### Supplied data
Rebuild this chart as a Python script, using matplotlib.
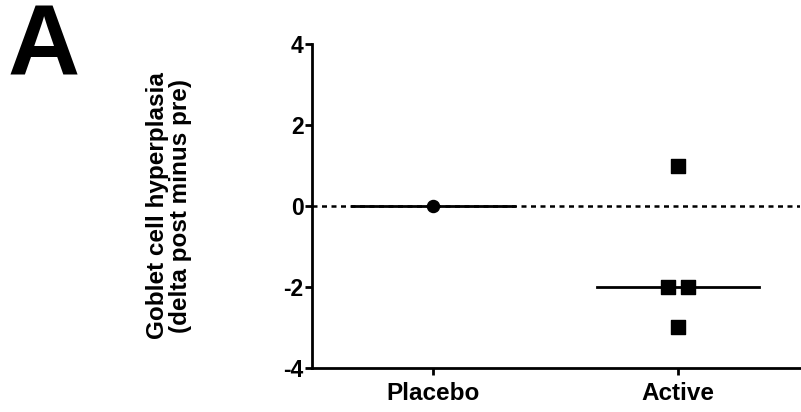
import numpy as np
import matplotlib.pyplot as plt

plt.rcParams['font.family'] = ['Liberation Sans', 'DejaVu Sans']
plt.rcParams['font.weight'] = 'bold'
plt.rcParams['axes.unicode_minus'] = False

# --- data ---
groups = ['Placebo', 'Active']
placebo = [0]
active = [1, -2, -2, -3]
# horizontal scatter offsets so tied points sit side by side
active_jitter = [0.0, -0.04, 0.04, 0.0]
yticks = [-4, -2, 0, 2, 4]

fig = plt.figure(figsize=(8.01, 4.12), dpi=100)
ax = fig.add_axes([0.3895, 0.1068, 0.6095, 0.7864])

# reference line at zero change
ax.axhline(0, color='black', lw=1.8, ls=(0, (2.0, 1.8)), zorder=1)

# medians
half = 0.33
for i, vals in enumerate([placebo, active]):
    med = np.median(vals)
    ax.plot([i - half, i + half], [med, med], color='black', lw=2.0, zorder=2)

ax.scatter(np.zeros(len(placebo)), placebo, marker='o', s=75, color='black', zorder=3)
ax.scatter(1 + np.array(active_jitter), active, marker='s', s=110, color='black', zorder=3)

ax.set_xlim(-0.494, 1.498)
ax.set_ylim(-4, 4)
ax.set_yticks(yticks)
ax.set_xticks([0, 1])
ax.set_xticklabels(groups)

for s in ['top', 'right']:
    ax.spines[s].set_visible(False)
for s in ['left', 'bottom']:
    ax.spines[s].set_linewidth(2.0)
ax.tick_params(axis='y', direction='out', length=5, width=2.0, labelsize=16.5, pad=1)
ax.tick_params(axis='x', direction='out', length=5, width=2.0, labelsize=17.5, pad=5)
for lab in ax.get_xticklabels() + ax.get_yticklabels():
    lab.set_fontweight('bold')

ax.set_ylabel('Goblet cell hyperplasia\n(delta post minus pre)', fontsize=17.5,
              fontweight='bold', linespacing=1.0)
ax.yaxis.set_label_coords(-0.246, 0.5)

fig.text(0.010, 0.993, 'A', fontsize=72, fontweight='bold', va='top', ha='left')

fig.savefig('out.png', dpi=100)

### Required task
Every line should be retyped exactly, with the pictures omitted.

### The response
Rebuild this chart as a Python script, using matplotlib.
import numpy as np
import matplotlib.pyplot as plt

plt.rcParams['font.family'] = ['Liberation Sans', 'DejaVu Sans']
plt.rcParams['font.weight'] = 'bold'
plt.rcParams['axes.unicode_minus'] = False

# --- data ---
groups = ['Placebo', 'Active']
placebo = [0]
active = [1, -2, -2, -3]
# horizontal scatter offsets so tied points sit side by side
active_jitter = [0.0, -0.04, 0.04, 0.0]
yticks = [-4, -2, 0, 2, 4]

fig = plt.figure(figsize=(8.01, 4.12), dpi=100)
ax = fig.add_axes([0.3895, 0.1068, 0.6095, 0.7864])

# reference line at zero change
ax.axhline(0, color='black', lw=1.8, ls=(0, (2.0, 1.8)), zorder=1)

# medians
half = 0.33
for i, vals in enumerate([placebo, active]):
    med = np.median(vals)
    ax.plot([i - half, i + half], [med, med], color='black', lw=2.0, zorder=2)

ax.scatter(np.zeros(len(placebo)), placebo, marker='o', s=75, color='black', zorder=3)
ax.scatter(1 + np.array(active_jitter), active, marker='s', s=110, color='black', zorder=3)

ax.set_xlim(-0.494, 1.498)
ax.set_ylim(-4, 4)
ax.set_yticks(yticks)
ax.set_xticks([0, 1])
ax.set_xticklabels(groups)

for s in ['top', 'right']:
    ax.spines[s].set_visible(False)
for s in ['left', 'bottom']:
    ax.spines[s].set_linewidth(2.0)
ax.tick_params(axis='y', direction='out', length=5, width=2.0, labelsize=16.5, pad=1)
ax.tick_params(axis='x', direction='out', length=5, width=2.0, labelsize=17.5, pad=5)
for lab in ax.get_xticklabels() + ax.get_yticklabels():
    lab.set_fontweight('bold')

ax.set_ylabel('Goblet cell hyperplasia\n(delta post minus pre)', fontsize=17.5,
              fontweight='bold', linespacing=1.0)
ax.yaxis.set_label_coords(-0.246, 0.5)

fig.text(0.010, 0.993, 'A', fontsize=72, fontweight='bold', va='top', ha='left')

fig.savefig('out.png', dpi=100)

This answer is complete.